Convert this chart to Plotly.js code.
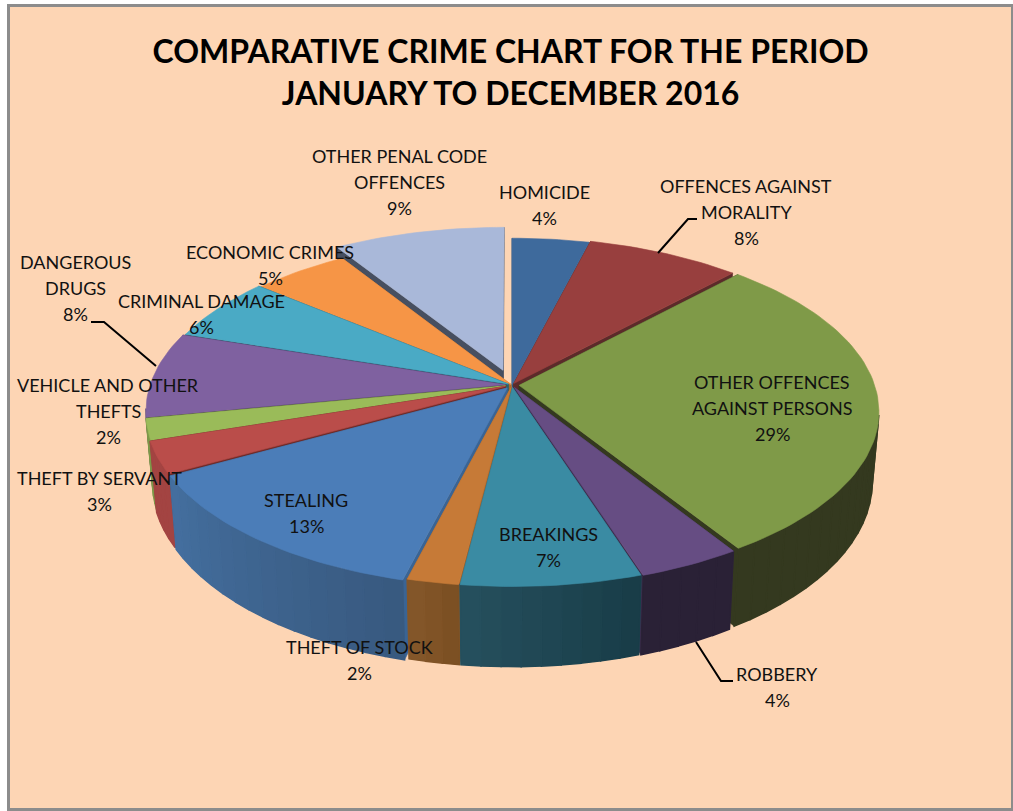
<!DOCTYPE html>
<html>
<head>
<meta charset="utf-8">
<script src="https://cdn.plot.ly/plotly-3.0.1.min.js"></script>
<style>html,body{margin:0;padding:0;background:#fff}#chart{width:1013px;height:811px}</style>
</head>
<body>
<div id="chart"></div>
<script>
// Crime categories and their share of the total, clockwise from twelve o'clock
const categories = ['HOMICIDE', 'OFFENCES AGAINST|MORALITY', 'OTHER OFFENCES|AGAINST PERSONS', 'ROBBERY',
  'BREAKINGS', 'THEFT OF STOCK', 'STEALING', 'THEFT BY SERVANT', 'VEHICLE AND OTHER|THEFTS',
  'DANGEROUS|DRUGS', 'CRIMINAL DAMAGE', 'ECONOMIC CRIMES', 'OTHER PENAL CODE|OFFENCES'];
const shares = [4, 8, 29, 4, 7, 2, 13, 3, 2, 8, 6, 5, 9];

// Slice styling
const topColors = ['#3E6A9C', '#983F3E', '#7F9A48', '#664D83', '#3A8BA3', '#C67A37', '#4B7DB8',
  '#BA4D4A', '#9ABB59', '#7F61A0', '#4AAAC5', '#F69546', '#A9B8D9'];
const wallStart = ['#2F5177', '#5C2A2A', '#34391F', '#2A2136', '#183C47', '#7A4E22', '#38597F',
  '#A34442', '#7D9848', '#5A4573', '#35788C', '#B06A30', '#474F60'];
const wallEnd = ['#2F5177', '#5C2A2A', '#34391F', '#2A2136', '#26505E', '#85572A', '#446F9F',
  '#A34442', '#7D9848', '#5A4573', '#35788C', '#B06A30', '#474F60'];
const edgeColors = ['#2F5177', '#5C2A2A', '#34391F', '#3E2F50', '#2A6373', '#A5652D', '#3A6494',
  '#6E2B29', '#55692F', '#3F3055', '#2A6070', '#A86A30', '#474F60'];
const explode = [0.002, 0.01, 0.02, 0.016, 0.014, 0.014, 0.022, 0.02, 0.018, 0.018, 0.012, 0.004, 0.092];

// Label placement: centre x and the y of each text line
const labelX = [544, 746, 772, 777, 548, 359, 306, 99, 108, 75, 201, 270, 399];
const labelY = [192, 186, 382, 674, 534, 647, 500, 478, 385, 262, 301, 252, 156];
const labelLineGap = 26;

// Camera model for the tilted disc
const CX = 512, CY = 385, RX = 355.5, RZ = 168.5, PERSP = 0.15, DEPTH = 68, BASE_SHRINK = 0.982;

function project(xw, zw, lower) {
  const w = 1 + PERSP * zw;
  let x = RX * xw / w;
  let y = -RZ * zw / w;
  if (lower) { x *= BASE_SHRINK; y += DEPTH / w; }
  return [CX + x, CY + y];
}
const rad = d => d * Math.PI / 180;
function hex2rgb(h) { return [1, 3, 5].map(i => parseInt(h.substr(i, 2), 16)); }
function mix(a, b, t) {
  const A = hex2rgb(a), B = hex2rgb(b);
  return 'rgb(' + A.map((v, i) => Math.round(v + (B[i] - v) * t)).join(',') + ')';
}
function polygon(pts, color, lineWidth) {
  const closed = pts.concat([pts[0]]);
  return {
    type: 'scatter', mode: 'lines', x: closed.map(p => p[0]), y: closed.map(p => p[1]),
    fill: 'toself', fillcolor: color, line: {color: color, width: lineWidth},
    hoverinfo: 'skip', showlegend: false
  };
}

const total = shares.reduce((s, v) => s + v, 0);
let cumulative = 0;
const slices = shares.map((v, i) => {
  const a0 = cumulative / total * 360;
  cumulative += v;
  return {i, a0, a1: cumulative / total * 360};
});
// Paint back to front so nearer slices overlap farther ones
const order = slices.slice().sort((p, q) =>
  Math.cos(rad((q.a0 + q.a1) / 2)) - Math.cos(rad((p.a0 + p.a1) / 2)));

const traces = [];
order.forEach(s => {
  const mid = rad((s.a0 + s.a1) / 2), e = explode[s.i];
  const ox = e * Math.sin(mid), oz = e * Math.cos(mid);
  const rim = (deg, lower) => project(ox + Math.sin(rad(deg)), oz + Math.cos(rad(deg)), lower);
  const apexTop = project(ox, oz, false), apexLow = project(ox, oz, true);
  // Cut faces
  traces.push(polygon([apexTop, rim(s.a0, false), rim(s.a0, true), apexLow], edgeColors[s.i], 0.6));
  traces.push(polygon([apexTop, rim(s.a1, false), rim(s.a1, true), apexLow], edgeColors[s.i], 0.6));
  // Curved outer wall, shaded strip by strip; the far part of the rim hides its wall
  const n = Math.max(2, Math.ceil((s.a1 - s.a0) / 3));
  for (let k = 0; k < n; k++) {
    const p = s.a0 + (s.a1 - s.a0) * k / n, q = s.a0 + (s.a1 - s.a0) * (k + 1) / n;
    if (Math.cos(rad((p + q) / 2)) > -PERSP) continue;
    traces.push(polygon([rim(p, false), rim(q, false), rim(q, true), rim(p, true)],
      mix(wallStart[s.i], wallEnd[s.i], (k + 0.5) / n), 1.5));
  }
  // Top face
  const face = [apexTop];
  const m = Math.ceil((s.a1 - s.a0) / 1.5);
  for (let k = 0; k <= m; k++) face.push(rim(s.a0 + (s.a1 - s.a0) * k / m, false));
  traces.push(polygon(face, topColors[s.i], 0.6));
});

// Data labels, one annotation per text line
const annotations = [];
categories.forEach((name, i) => {
  name.split('|').concat([shares[i] + '%']).forEach((line, j) => {
    annotations.push({
      x: labelX[i], y: labelY[i] + j * labelLineGap, xref: 'x', yref: 'y',
      text: line, showarrow: false, xanchor: 'center', yanchor: 'middle',
      font: {family: 'Lato, sans-serif', size: 18, color: '#111'}
    });
  });
});

// Leader lines and the chart frame
const leader = d => ({type: 'path', path: d, xref: 'x', yref: 'y', line: {color: '#000', width: 2}});
const shapes = [
  {type: 'rect', xref: 'x', yref: 'y', x0: 8.5, y0: 5.5, x1: 1012.5, y1: 809.5, layer: 'below',
   fillcolor: '#FDD5B4', line: {color: '#8C8C8C', width: 3}},
  leader('M658,253 L688,219 L697,219'),
  leader('M91,322 L104,322 L156,366'),
  leader('M696,642 L721,681 L733,681')
];

Plotly.newPlot('chart', traces, {
  width: 1013, height: 811, margin: {l: 0, r: 0, t: 0, b: 0},
  paper_bgcolor: '#fff', plot_bgcolor: 'rgba(0,0,0,0)', showlegend: false, hovermode: false,
  xaxis: {range: [0, 1013], visible: false, fixedrange: true},
  yaxis: {range: [811, 0], visible: false, fixedrange: true},
  title: {
    text: 'COMPARATIVE CRIME CHART FOR THE PERIOD<br>JANUARY TO DECEMBER 2016',
    x: 0.504, xanchor: 'center', xref: 'paper', y: 0.922, yanchor: 'top', yref: 'container',
    font: {family: 'Lato, sans-serif', size: 32, color: '#000', weight: 700}
  },
  annotations, shapes
}, {staticPlot: true, displayModeBar: false});
</script>
</body>
</html>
* * *
» **WRITTEN REQUEST**: Extract the lines exactly, please: the first line of the listing, the line with "2, 8, 6, 5, 9];", and every line between them, but no pictures.

» **SOLUTION FOR THIS TASK**:
Convert this chart to Plotly.js code.
<!DOCTYPE html>
<html>
<head>
<meta charset="utf-8">
<script src="https://cdn.plot.ly/plotly-3.0.1.min.js"></script>
<style>html,body{margin:0;padding:0;background:#fff}#chart{width:1013px;height:811px}</style>
</head>
<body>
<div id="chart"></div>
<script>
// Crime categories and their share of the total, clockwise from twelve o'clock
const categories = ['HOMICIDE', 'OFFENCES AGAINST|MORALITY', 'OTHER OFFENCES|AGAINST PERSONS', 'ROBBERY',
  'BREAKINGS', 'THEFT OF STOCK', 'STEALING', 'THEFT BY SERVANT', 'VEHICLE AND OTHER|THEFTS',
  'DANGEROUS|DRUGS', 'CRIMINAL DAMAGE', 'ECONOMIC CRIMES', 'OTHER PENAL CODE|OFFENCES'];
const shares = [4, 8, 29, 4, 7, 2, 13, 3, 2, 8, 6, 5, 9];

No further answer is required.